▶ [EXERCISE TASK]:
Would you transcribe the listing that follows, character for character, and omit its images?

══ MATERIAL

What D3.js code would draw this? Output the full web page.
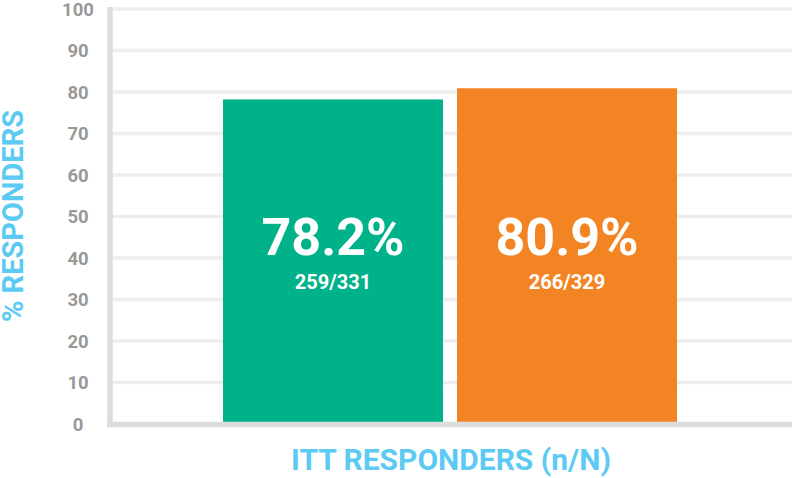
<!DOCTYPE html>
<html>
<head>
<meta charset="utf-8">
<script src="https://cdn.jsdelivr.net/npm/d3@7"></script>
<style>
  html, body { margin: 0; padding: 0; background: #fff; }
  svg { display: block; font-family: Roboto, "Open Sans", sans-serif; }
</style>
</head>
<body>
<div id="chart"></div>
<script>
const groups = ["A", "B"];
const percents = [78.2, 80.9];
const counts = ["259/331", "266/329"];
const colors = ["#00b289", "#f38424"];
const yTicks = [0, 10, 20, 30, 40, 50, 60, 70, 80, 90, 100];

const width = 792, height = 478;

const svg = d3.select("#chart").append("svg")
    .attr("width", width)
    .attr("height", height);

const xScale = d3.scaleBand()
    .domain(groups)
    .range([110, 790])
    .paddingInner(0.06)
    .paddingOuter(0.483);

const yScale = d3.scaleLinear()
    .domain([0, 100])
    .range([424, 9]);

// gridlines
svg.append("g")
    .selectAll("line")
    .data(yTicks.filter(d => d > 0))
    .join("line")
    .attr("x1", 112)
    .attr("x2", width)
    .attr("y1", d => yScale(d))
    .attr("y2", d => yScale(d))
    .attr("stroke", "#eeeeee")
    .attr("stroke-width", 3.5);

// tick labels
svg.append("g")
    .selectAll("text")
    .data(yTicks)
    .join("text")
    .attr("x", 78)
    .attr("y", d => yScale(d))
    .attr("dy", "0.36em")
    .attr("text-anchor", "middle")
    .attr("fill", "#999999")
    .attr("font-weight", "bold")
    .attr("font-size", 18.5)
    .text(d => d);

// bars
svg.append("g")
    .selectAll("rect")
    .data(groups)
    .join("rect")
    .attr("x", d => xScale(d))
    .attr("width", xScale.bandwidth())
    .attr("y", (d, i) => yScale(percents[i]))
    .attr("height", (d, i) => yScale(0) - yScale(percents[i]))
    .attr("fill", (d, i) => colors[i]);

// axis lines
svg.append("line")
    .attr("x1", 110).attr("x2", 110)
    .attr("y1", 7).attr("y2", 427)
    .attr("stroke", "#dddddd")
    .attr("stroke-width", 5.5);

svg.append("line")
    .attr("x1", 107).attr("x2", width)
    .attr("y1", 424.5).attr("y2", 424.5)
    .attr("stroke", "#dddddd")
    .attr("stroke-width", 5.5);

// bar labels
const labels = svg.append("g")
    .selectAll("g")
    .data(groups)
    .join("g")
    .attr("transform", d => `translate(${xScale(d) + xScale.bandwidth() / 2},0)`);

labels.append("text")
    .attr("y", 255)
    .attr("text-anchor", "middle")
    .attr("fill", "#fff")
    .attr("font-weight", "bold")
    .attr("font-size", 52)
    .text((d, i) => percents[i].toFixed(1) + "%");

labels.append("text")
    .attr("y", 289)
    .attr("text-anchor", "middle")
    .attr("fill", "#fff")
    .attr("font-weight", "bold")
    .attr("font-size", 20)
    .text((d, i) => counts[i]);

// axis titles
svg.append("text")
    .attr("transform", "translate(23,216) rotate(-90)")
    .attr("text-anchor", "middle")
    .attr("fill", "#5ccaf3")
    .attr("font-weight", "bold")
    .attr("font-size", 29)
    .text("% RESPONDERS");

svg.append("text")
    .attr("x", 451)
    .attr("y", 470)
    .attr("text-anchor", "middle")
    .attr("fill", "#5ccaf3")
    .attr("font-weight", "bold")
    .attr("font-size", 30)
    .text("ITT RESPONDERS (n/N)");
</script>
</body>
</html>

════

▶ [THE OUTPUT]:
What D3.js code would draw this? Output the full web page.
<!DOCTYPE html>
<html>
<head>
<meta charset="utf-8">
<script src="https://cdn.jsdelivr.net/npm/d3@7"></script>
<style>
  html, body { margin: 0; padding: 0; background: #fff; }
  svg { display: block; font-family: Roboto, "Open Sans", sans-serif; }
</style>
</head>
<body>
<div id="chart"></div>
<script>
const groups = ["A", "B"];
const percents = [78.2, 80.9];
const counts = ["259/331", "266/329"];
const colors = ["#00b289", "#f38424"];
const yTicks = [0, 10, 20, 30, 40, 50, 60, 70, 80, 90, 100];

const width = 792, height = 478;

const svg = d3.select("#chart").append("svg")
    .attr("width", width)
    .attr("height", height);

const xScale = d3.scaleBand()
    .domain(groups)
    .range([110, 790])
    .paddingInner(0.06)
    .paddingOuter(0.483);

const yScale = d3.scaleLinear()
    .domain([0, 100])
    .range([424, 9]);

// gridlines
svg.append("g")
    .selectAll("line")
    .data(yTicks.filter(d => d > 0))
    .join("line")
    .attr("x1", 112)
    .attr("x2", width)
    .attr("y1", d => yScale(d))
    .attr("y2", d => yScale(d))
    .attr("stroke", "#eeeeee")
    .attr("stroke-width", 3.5);

// tick labels
svg.append("g")
    .selectAll("text")
    .data(yTicks)
    .join("text")
    .attr("x", 78)
    .attr("y", d => yScale(d))
    .attr("dy", "0.36em")
    .attr("text-anchor", "middle")
    .attr("fill", "#999999")
    .attr("font-weight", "bold")
    .attr("font-size", 18.5)
    .text(d => d);

// bars
svg.append("g")
    .selectAll("rect")
    .data(groups)
    .join("rect")
    .attr("x", d => xScale(d))
    .attr("width", xScale.bandwidth())
    .attr("y", (d, i) => yScale(percents[i]))
    .attr("height", (d, i) => yScale(0) - yScale(percents[i]))
    .attr("fill", (d, i) => colors[i]);

// axis lines
svg.append("line")
    .attr("x1", 110).attr("x2", 110)
    .attr("y1", 7).attr("y2", 427)
    .attr("stroke", "#dddddd")
    .attr("stroke-width", 5.5);

svg.append("line")
    .attr("x1", 107).attr("x2", width)
    .attr("y1", 424.5).attr("y2", 424.5)
    .attr("stroke", "#dddddd")
    .attr("stroke-width", 5.5);

// bar labels
const labels = svg.append("g")
    .selectAll("g")
    .data(groups)
    .join("g")
    .attr("transform", d => `translate(${xScale(d) + xScale.bandwidth() / 2},0)`);

labels.append("text")
    .attr("y", 255)
    .attr("text-anchor", "middle")
    .attr("fill", "#fff")
    .attr("font-weight", "bold")
    .attr("font-size", 52)
    .text((d, i) => percents[i].toFixed(1) + "%");

labels.append("text")
    .attr("y", 289)
    .attr("text-anchor", "middle")
    .attr("fill", "#fff")
    .attr("font-weight", "bold")
    .attr("font-size", 20)
    .text((d, i) => counts[i]);

// axis titles
svg.append("text")
    .attr("transform", "translate(23,216) rotate(-90)")
    .attr("text-anchor", "middle")
    .attr("fill", "#5ccaf3")
    .attr("font-weight", "bold")
    .attr("font-size", 29)
    .text("% RESPONDERS");

svg.append("text")
    .attr("x", 451)
    .attr("y", 470)
    .attr("text-anchor", "middle")
    .attr("fill", "#5ccaf3")
    .attr("font-weight", "bold")
    .attr("font-size", 30)
    .text("ITT RESPONDERS (n/N)");
</script>
</body>
</html>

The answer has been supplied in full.